Urine samples: how to collect
Tests are used by vets to help them diagnose disease in animals that are ill, which means your vet may ask you to bring in a urine sample (water sample) from your pet to help find out what’s wrong with your dog. Urine samples are usually taken to check for diseases such as diabetes or cystitis. Urine samples are also often used as part of a routine health check to detect hidden disease before the development of obvious symptoms; this allows your pet to be treated earlier and more effectively.
You will need a clean, wide-necked container to collect the sample in, and a clean jar with a tight lid to store it in (your vet will be able to give you one of these if you ask). It is important not to use jars that have previously contained jam or honey as this can affect the results of the test.
In most cases, your vet will ask for a mid-stream sample (a urine sample) collected by placing a suitable container (a small bowl or dish) under the stream of urine whilst your dog wees.
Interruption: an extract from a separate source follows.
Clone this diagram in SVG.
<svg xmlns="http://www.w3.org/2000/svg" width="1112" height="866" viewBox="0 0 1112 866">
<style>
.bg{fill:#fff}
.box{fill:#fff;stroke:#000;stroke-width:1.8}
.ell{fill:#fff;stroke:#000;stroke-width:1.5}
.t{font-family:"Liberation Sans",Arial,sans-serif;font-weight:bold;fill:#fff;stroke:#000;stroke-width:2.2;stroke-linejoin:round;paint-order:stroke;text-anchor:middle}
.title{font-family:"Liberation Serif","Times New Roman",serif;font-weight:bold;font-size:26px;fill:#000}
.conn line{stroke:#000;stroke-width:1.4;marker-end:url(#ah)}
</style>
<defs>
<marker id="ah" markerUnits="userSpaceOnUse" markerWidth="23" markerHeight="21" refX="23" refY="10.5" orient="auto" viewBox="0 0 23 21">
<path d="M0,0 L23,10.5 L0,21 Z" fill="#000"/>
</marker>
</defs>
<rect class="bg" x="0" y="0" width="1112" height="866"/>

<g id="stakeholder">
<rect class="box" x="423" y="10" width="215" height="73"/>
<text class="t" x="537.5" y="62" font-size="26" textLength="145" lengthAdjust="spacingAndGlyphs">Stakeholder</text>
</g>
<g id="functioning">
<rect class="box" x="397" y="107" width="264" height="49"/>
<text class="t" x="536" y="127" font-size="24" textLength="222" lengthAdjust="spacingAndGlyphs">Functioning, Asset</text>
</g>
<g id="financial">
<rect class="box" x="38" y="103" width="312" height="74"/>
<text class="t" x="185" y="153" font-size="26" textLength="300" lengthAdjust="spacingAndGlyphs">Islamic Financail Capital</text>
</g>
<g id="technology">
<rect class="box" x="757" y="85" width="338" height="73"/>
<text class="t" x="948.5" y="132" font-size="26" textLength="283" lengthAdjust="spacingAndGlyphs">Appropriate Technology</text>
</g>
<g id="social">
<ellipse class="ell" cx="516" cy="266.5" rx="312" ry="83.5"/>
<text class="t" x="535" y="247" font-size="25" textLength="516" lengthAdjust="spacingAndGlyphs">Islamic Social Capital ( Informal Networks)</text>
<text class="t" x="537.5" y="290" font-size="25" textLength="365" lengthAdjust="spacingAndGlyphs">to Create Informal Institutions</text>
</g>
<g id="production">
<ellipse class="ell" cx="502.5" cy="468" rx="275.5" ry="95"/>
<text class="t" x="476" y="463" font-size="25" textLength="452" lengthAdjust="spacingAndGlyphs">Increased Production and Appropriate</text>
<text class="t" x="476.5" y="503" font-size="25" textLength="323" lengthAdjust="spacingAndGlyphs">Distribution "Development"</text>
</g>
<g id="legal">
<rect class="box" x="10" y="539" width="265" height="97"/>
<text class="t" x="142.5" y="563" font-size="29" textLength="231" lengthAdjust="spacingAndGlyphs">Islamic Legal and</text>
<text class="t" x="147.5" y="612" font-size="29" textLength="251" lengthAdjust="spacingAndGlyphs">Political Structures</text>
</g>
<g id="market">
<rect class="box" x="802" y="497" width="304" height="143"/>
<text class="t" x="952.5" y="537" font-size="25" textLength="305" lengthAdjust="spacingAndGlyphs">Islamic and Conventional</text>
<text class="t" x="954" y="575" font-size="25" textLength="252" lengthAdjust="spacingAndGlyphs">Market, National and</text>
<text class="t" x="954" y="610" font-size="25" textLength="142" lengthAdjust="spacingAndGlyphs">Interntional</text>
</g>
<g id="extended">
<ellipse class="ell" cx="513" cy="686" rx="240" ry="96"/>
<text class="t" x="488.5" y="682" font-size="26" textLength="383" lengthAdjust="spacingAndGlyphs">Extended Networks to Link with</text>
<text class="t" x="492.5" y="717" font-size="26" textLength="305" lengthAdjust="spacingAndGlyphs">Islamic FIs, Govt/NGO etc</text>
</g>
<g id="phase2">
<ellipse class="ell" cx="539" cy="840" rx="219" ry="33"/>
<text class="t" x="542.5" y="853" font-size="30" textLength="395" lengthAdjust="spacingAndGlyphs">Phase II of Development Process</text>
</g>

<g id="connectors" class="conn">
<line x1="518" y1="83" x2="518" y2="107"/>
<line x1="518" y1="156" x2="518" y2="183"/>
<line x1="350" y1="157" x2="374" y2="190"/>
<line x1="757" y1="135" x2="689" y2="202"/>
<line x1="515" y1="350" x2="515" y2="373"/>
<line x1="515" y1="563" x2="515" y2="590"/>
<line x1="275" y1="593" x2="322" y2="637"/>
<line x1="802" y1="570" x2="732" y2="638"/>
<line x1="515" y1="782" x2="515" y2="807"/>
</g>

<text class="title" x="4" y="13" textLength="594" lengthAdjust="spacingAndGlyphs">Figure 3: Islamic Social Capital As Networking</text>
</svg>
Some dogs and bitches will stop weeing every time you approach them with your container. You may be able to catch them out by using a long handled collecting pot. Attach a pot, for example a clean yoghurt carton, to a stick or broom handle using sticky tape. Take your dog out on a lead and once he or she starts to wee, move the carton under the stream of urine to collect the sample.
In most cases your vet will only need a few teaspoons of urine to perform all the tests. If a larger sample is needed your vet will tell you.
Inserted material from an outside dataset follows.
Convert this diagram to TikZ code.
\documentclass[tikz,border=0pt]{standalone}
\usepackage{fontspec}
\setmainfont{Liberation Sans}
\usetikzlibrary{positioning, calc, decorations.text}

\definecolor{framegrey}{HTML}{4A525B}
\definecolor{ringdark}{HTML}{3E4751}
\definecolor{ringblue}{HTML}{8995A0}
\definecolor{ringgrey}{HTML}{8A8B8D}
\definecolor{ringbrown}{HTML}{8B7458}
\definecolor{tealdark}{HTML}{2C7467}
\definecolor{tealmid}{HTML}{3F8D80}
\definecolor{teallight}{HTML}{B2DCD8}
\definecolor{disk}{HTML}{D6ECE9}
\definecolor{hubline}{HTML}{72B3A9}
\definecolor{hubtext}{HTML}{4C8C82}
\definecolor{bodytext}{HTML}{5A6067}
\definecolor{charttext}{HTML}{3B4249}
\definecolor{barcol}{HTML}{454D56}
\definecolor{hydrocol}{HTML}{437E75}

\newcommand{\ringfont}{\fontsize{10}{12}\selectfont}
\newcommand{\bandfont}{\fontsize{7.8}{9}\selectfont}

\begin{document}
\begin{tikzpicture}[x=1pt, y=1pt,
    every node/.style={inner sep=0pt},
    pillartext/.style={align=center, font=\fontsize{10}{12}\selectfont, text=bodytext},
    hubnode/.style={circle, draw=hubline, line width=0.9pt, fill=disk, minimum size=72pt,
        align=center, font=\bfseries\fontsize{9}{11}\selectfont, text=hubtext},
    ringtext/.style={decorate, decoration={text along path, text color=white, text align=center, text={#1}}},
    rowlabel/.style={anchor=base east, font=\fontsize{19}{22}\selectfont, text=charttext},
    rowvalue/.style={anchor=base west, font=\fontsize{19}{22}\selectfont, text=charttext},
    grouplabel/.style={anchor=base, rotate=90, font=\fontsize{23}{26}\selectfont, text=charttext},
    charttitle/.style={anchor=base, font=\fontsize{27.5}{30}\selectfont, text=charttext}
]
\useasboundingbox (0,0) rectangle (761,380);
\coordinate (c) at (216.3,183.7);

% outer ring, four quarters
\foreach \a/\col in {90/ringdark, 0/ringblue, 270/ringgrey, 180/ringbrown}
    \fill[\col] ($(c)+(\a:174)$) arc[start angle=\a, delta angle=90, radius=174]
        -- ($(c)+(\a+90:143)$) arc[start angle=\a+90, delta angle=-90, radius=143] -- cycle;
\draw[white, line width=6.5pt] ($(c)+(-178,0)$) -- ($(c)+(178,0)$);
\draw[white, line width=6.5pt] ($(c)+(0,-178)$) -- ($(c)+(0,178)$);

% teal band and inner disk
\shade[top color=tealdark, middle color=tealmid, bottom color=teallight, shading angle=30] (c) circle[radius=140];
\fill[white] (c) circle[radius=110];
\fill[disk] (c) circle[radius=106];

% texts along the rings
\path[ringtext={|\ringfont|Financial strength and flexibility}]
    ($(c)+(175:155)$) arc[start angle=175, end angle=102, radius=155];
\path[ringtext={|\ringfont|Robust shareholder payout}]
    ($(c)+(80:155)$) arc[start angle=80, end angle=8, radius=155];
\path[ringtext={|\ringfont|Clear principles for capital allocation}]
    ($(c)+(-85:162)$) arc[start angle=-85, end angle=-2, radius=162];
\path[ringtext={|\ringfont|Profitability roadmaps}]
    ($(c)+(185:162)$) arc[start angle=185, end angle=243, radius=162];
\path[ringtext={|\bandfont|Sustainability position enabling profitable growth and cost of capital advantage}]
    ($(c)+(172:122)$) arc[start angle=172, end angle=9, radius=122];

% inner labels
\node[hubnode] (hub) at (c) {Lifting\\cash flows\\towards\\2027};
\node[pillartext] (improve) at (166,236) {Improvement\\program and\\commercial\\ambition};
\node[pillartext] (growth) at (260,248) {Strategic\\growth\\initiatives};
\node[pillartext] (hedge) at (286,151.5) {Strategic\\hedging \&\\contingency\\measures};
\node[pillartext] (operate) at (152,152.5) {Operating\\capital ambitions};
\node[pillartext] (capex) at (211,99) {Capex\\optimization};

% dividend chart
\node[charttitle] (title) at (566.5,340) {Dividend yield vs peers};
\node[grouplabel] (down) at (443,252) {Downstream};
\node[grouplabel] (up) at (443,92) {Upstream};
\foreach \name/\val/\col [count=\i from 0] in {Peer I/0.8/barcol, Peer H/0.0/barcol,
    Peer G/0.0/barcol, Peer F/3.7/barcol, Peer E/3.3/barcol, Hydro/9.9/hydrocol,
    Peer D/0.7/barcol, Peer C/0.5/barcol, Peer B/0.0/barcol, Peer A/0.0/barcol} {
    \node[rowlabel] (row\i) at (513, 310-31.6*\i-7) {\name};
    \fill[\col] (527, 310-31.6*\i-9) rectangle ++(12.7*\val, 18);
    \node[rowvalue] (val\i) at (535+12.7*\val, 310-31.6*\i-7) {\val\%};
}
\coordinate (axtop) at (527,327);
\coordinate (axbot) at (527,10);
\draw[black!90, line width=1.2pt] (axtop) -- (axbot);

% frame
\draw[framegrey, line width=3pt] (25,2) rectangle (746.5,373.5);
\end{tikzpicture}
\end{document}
Sometimes dogs with incontinence or cystitis will wee on the floor in the house. If you find it absolutely impossible to collect a sample from your pet then a sample collected from the floor may be better than nothing (provided the floor is clean). If you need to collect a sample from the floor you can use a pipette or syringe to suck up the urine and then squirt it into the pot. If you collect the sample in this way then tell your vet as there are some tests that cannot be performed on samples collected from the floor.
If you really cannot get a urine sample your vet will probably suggest that they take your pet into the hospital and collect the sample for you. Samples can be collected directly from the bladder using a catheter passed up the urethra or via a needle placed into the bladder through the tummy wall. Both these procedures are simple and carry few risks for your pet.
Pour the sample into a clean, screw-topped container; write your dogs name, your name and address and the date the sample was taken on the jar. If you cant take the sample to the vets immediately, it is best to store it in the fridge for a maximum of 12 hours.